Yeah, it's good isn't it?  I'm not sure that the "game"elements work as well as the stories.  I just liked diving into it and seeing what happened, not worrying too much about getting the next gun or whatever.  I have a feeling that you could play it for years and never complete everything.

Very interested in what they'll do with Skies.


----------



## mrs quoad (Apr 27, 2017)

I am close to having the £13000 I need for my second ship upgrade. After probably 30 hours of play :lol:

And then I'll want a comfortable cushion on top of that, so that I can actually put stuff in its hold. 

By the end of the weekend, I'd be disappointed if I hadn't upgraded. Currently going on monster hunting trips to the deep SE, picking up sunlight from Aestival, watchful thingies from Khan's Shadow, bit of conversion through Polyphemus or whatever, then home. Clearing £1k on a good run.


----------



## mrs quoad (May 1, 2017)

Cleared €5,000 profit on my first big run in the new ship. Trip to the surface, lots of coffee dealing, plenty of sunlight trading, then off to the Far East, trading scintillack for thingies (outlandish artefacts?) and selling sapphires (from a kill?!) at the Cheloniate. Then trading and upgrading watchful / wakeful idols through Poryphreme and Khan's Shadow. 

Stupidly high Khanate suspicion which is, unfortunately, stopping me from buying the pornography that the venturer wants.

Next goals: robust intelligence networks, element of dawn, fulgent impeller. And to work a bit more on my officers' storylines.
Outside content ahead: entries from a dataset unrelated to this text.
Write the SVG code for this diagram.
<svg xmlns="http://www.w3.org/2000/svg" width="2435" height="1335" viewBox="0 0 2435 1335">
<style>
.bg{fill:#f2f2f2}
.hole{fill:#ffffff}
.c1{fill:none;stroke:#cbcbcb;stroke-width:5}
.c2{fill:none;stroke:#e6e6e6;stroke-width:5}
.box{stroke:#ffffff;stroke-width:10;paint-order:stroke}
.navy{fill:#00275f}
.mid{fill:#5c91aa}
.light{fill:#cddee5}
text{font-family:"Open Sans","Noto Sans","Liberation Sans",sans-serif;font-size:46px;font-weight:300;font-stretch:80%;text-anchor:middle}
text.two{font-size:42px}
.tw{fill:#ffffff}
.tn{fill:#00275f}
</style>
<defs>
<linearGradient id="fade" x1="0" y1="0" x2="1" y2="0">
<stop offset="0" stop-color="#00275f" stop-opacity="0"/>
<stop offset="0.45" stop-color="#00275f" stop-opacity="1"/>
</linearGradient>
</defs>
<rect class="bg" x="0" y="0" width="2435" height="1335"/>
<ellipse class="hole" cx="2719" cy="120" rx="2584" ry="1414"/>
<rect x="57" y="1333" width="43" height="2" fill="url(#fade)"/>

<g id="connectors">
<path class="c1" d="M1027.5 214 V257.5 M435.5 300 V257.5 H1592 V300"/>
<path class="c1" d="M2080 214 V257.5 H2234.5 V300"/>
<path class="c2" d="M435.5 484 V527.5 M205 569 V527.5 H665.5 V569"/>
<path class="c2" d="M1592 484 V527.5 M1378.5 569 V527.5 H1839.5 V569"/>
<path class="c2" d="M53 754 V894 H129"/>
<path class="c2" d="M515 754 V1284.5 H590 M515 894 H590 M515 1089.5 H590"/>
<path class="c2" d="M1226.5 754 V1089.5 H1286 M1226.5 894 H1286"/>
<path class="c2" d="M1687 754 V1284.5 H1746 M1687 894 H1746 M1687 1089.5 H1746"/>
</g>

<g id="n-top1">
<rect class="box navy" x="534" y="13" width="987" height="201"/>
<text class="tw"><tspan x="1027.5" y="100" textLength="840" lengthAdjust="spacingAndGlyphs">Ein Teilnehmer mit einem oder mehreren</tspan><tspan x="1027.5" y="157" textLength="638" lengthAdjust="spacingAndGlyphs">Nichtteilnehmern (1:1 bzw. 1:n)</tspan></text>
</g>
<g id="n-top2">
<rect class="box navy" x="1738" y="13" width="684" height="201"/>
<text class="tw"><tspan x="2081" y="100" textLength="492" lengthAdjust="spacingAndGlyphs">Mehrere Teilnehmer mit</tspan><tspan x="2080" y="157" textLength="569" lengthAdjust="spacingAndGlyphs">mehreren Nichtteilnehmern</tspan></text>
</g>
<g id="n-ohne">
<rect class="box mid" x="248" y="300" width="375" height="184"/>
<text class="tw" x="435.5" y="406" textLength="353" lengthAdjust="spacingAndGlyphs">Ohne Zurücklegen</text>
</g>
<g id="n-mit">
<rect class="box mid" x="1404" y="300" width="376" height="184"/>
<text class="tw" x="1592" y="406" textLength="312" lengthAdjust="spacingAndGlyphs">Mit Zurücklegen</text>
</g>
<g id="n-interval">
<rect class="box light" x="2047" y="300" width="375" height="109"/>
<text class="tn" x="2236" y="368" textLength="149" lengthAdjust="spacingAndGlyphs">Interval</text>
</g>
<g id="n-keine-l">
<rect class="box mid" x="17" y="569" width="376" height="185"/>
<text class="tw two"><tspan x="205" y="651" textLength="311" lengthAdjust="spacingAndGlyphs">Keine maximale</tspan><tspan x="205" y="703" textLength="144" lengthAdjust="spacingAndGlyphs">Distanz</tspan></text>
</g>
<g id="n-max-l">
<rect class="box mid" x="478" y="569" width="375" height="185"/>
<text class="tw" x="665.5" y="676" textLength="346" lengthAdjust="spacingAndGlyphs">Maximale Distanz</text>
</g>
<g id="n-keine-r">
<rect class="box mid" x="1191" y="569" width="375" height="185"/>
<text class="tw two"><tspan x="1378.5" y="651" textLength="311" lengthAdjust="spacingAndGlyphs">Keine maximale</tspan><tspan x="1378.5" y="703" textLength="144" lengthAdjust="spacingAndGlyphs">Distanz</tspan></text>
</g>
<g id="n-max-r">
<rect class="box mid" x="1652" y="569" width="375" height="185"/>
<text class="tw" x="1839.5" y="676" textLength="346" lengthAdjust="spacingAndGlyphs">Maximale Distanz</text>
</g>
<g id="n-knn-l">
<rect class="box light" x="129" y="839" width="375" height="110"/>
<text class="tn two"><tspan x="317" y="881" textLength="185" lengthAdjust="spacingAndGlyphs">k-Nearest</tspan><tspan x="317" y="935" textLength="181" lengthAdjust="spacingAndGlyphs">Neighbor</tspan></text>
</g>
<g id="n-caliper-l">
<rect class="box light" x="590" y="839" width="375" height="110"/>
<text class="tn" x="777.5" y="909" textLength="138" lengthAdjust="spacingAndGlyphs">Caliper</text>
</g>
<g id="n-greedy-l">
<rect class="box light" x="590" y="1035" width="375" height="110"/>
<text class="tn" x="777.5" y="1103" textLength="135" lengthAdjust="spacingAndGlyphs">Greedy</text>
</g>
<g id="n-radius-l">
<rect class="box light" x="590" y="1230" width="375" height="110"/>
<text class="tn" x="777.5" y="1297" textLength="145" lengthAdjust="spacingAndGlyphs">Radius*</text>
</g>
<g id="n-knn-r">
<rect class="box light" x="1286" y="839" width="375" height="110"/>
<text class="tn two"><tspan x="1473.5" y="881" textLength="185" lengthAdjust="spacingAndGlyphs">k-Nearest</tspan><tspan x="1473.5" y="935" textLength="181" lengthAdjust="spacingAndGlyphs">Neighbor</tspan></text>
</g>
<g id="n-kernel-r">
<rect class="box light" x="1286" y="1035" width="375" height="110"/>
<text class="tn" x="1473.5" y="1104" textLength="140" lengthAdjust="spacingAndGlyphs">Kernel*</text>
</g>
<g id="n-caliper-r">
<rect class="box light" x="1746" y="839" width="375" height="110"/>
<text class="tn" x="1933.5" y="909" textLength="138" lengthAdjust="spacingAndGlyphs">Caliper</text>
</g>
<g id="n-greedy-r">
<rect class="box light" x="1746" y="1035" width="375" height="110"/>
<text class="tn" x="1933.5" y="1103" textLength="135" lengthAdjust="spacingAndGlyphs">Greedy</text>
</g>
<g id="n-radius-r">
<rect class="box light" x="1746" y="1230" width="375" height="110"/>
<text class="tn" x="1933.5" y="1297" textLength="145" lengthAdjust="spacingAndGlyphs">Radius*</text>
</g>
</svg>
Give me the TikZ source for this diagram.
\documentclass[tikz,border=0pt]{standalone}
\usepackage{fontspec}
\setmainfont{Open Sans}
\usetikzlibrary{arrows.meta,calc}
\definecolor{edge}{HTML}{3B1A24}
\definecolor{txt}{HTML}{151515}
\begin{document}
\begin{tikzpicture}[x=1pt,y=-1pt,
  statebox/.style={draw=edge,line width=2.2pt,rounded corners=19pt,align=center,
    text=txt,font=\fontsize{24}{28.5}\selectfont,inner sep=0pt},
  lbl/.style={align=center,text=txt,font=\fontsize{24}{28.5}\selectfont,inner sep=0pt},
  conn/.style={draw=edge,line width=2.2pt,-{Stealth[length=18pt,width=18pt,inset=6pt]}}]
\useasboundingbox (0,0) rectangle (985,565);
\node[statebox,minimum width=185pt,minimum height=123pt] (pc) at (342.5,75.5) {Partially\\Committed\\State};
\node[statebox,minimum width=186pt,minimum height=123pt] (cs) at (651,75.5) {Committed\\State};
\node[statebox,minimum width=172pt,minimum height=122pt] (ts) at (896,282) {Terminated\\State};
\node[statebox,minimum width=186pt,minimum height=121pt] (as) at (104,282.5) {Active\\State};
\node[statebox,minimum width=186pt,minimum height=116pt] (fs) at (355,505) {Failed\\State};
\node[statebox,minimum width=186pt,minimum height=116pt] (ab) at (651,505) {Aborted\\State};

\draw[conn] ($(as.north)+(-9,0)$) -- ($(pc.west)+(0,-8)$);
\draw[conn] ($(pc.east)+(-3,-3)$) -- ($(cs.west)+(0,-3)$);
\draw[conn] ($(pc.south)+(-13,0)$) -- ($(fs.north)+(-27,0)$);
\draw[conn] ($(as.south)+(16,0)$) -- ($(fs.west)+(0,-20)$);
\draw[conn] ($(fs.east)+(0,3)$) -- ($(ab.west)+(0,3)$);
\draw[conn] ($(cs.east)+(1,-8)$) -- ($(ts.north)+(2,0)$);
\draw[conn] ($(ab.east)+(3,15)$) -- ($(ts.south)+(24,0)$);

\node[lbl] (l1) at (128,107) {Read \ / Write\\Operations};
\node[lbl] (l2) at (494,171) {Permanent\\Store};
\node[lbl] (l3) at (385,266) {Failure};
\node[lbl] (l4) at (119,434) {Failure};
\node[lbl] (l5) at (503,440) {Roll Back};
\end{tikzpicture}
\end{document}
Still only on my second captain (!) no longer sure if I want this one to carry on (and on) or if it's time for a fresh breath of air / character background.


----------



## tommers (May 1, 2017)

You need a notepad.


----------



## mrs quoad (May 6, 2017)

tommers said:


> You need a notepad.


I needed the fulgent impeller!

Which I've just got. 

Time for bed!


----------



## mrs quoad (May 7, 2017)

tommers said:


> You need a notepad.


This is also true, Tbf. I've forgotten what I'm doing, and what is left to do. Poissonier to Fathomking. Darkdrop coffee to khanate, for favours, and romantic literature, for one of my officers.

Errrrrr.... port Cecil might still have something going. Docile blemmigans. 

Must be other things! I should probably have killed myself with the venturer's quest, thereby winning a bonus to pages FOREVER. 

(But I wimped out. Fulgent impeller and all that.)


----------



## tommers (Sep 1, 2017)

There is a Kickstarter up for something called "Cultist Simulator" which is a game by the guy who set up Failbetter and designed Sunless Sea and Fallen London. Might be of interest.

CULTIST SIMULATOR: BEHOLD OUR END


----------



## tommers (Jan 31, 2019)

Skies is out today.  Been playing it the last couple of evenings.  It's very good, better than Seas I think.

Made my laptop overheat though so have to limit it to an hour at a time.


----------



## Buddy Bradley (Feb 1, 2019)

The comments I've seen have been that Skies is easier and less opaque than Seas, and that's not necessarily a good thing since people liked not really knowing what they were doing and dying in horrible ways.


----------



## tommers (Feb 8, 2019)

Buddy Bradley said:


> The comments I've seen have been that Skies is easier and less opaque than Seas, and that's not necessarily a good thing since people liked not really knowing what they were doing and dying in horrible ways.



Yes, both of those things are correct.  It actually keeps track of what you're supposed to be doing.  Personally I quite like that.

And it is more forgiving, but I have only been in the first area.


----------